C'est précisément ce que nous devons dire maintenant par rapport à la Chine. Avant tout, il est faux de prétendre que la révolution agraire constitue le contenu fondamental de la présente lutte historique. En quoi doit consister cette révolution agraire ? Le partage universel de la terre ? Mais il y a déjà eu plusieurs de ces partages universels dans l'histoire chinoise. Et ensuite, le développement est toujours revenu dans « sa propre orbite ». La révolution agraire, c'est la destruction des propriétaires fonciers chinois et des fonctionnaires chinois. Mats l'unification nationale de la Chine et sa souveraineté économique impliquent son émancipation de l'impérialisme mondial, pour lequel la Chine reste la plus importante soupape de sûreté contre l'effondrement du capitalisme européen et demain du capitalisme américain. Le bouleversement agraire en Chine sans unification nationale et sans autonomie douanière (essentiellement, le monopole du commerce extérieur) n'ouvrirait aucune issue ni aucune perspective à la Chine. C'est ce qui prédétermine l'ampleur gigantesque et l'acuité monstrueuse de la lutte à laquelle la Chine a à faire face, aujourd'hui après l'expérience déjà subie par tous les participants. Que devrait donc se dire un communiste chinois dans ces conditions ? Peut-il vraiment procéder au raisonnement suivant : le contenu social de la révolution chinoise ne peut être que bourgeois (ainsi qu'il est montré par tels et tels tableaux). Par conséquent, nous ne devons pas nous poser comme tâche la dictature du prolétariat : le contenu social prescrit, dans le cas le plus extrême, une dictature du prolétariat et de la paysannerie coalisés. Mais pour qu'il y ait une coalition (il est ici question bien entendu d'une coalition politique et non d'une alliance sociologique des classes), il faut un partenaire. Moscou m'a enseigné que le Kuo-Min-Tang était un tel partenaire. Mais il ne s'est pas matérialisé de Kuo-Min-Tang de gauche. Que faire ? Evidemment il ne me reste à moi, communiste chinois, qu'à me consoler avec l'idée qu' « il est impossible de dire aujourd'hui si la petite bourgeoisie chinoise sera capable de créer une telle espèce de parti »... ou si elle ne le sera pas. Supposons qu'elle le fasse soudainement ?

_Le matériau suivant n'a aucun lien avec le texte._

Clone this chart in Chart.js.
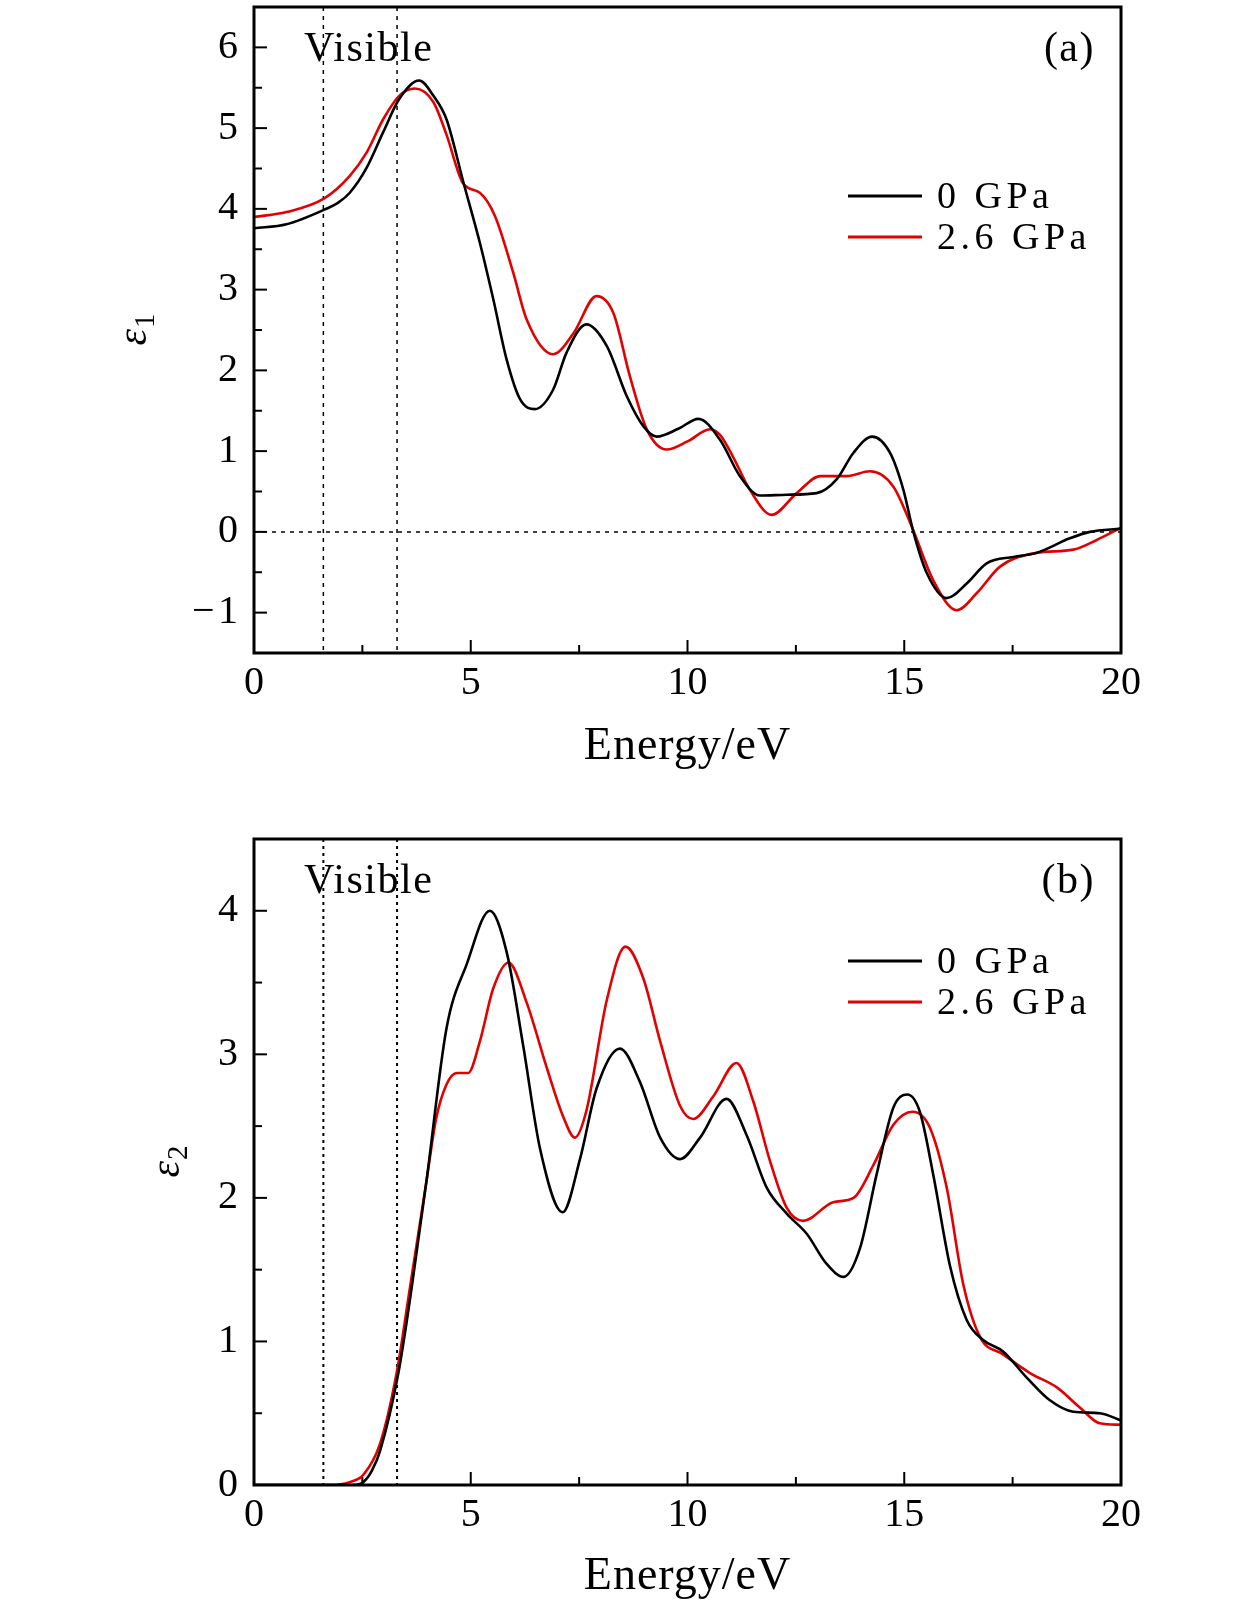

Un communiste chinois qui raisonnerait suivant une telle prescription couperait le cou de la révolution chinoise.

Il est bien entendu moins que tout questions ici d'appeler le parti communiste de Chine à une insurrection immédiate pour la conquête du pouvoir. Le rythme dépend entièrement des circonstances. La tâche consiste en ce que le parti communiste devienne totalement imbu de la conviction que la troisième révolution chinoise ne peut parvenir à une conclusion triomphante qu'avec la dictature du prolétariat sous la direction du parti communiste. En outre, il faut comprendre cette direction non dans un sens « général », mais dans le sens d'un exercice direct de tout le pouvoir révolutionnaire. En ce qui concerne le rythme avec lequel nous aurons à bâtir le socialisme en Chine, nous devons « attendre et voir ».

  1. Note du traducteur : Ce terme est employé pour désigner une couche sociale sous un régime féodal ou semi-féodal (par exemple, le Tiers-Etat).
  2. N. du T. : Il s'agit de Neumann, dirigeant du P.C. Allemand, qui fut liquidé dans les épurations de 1937.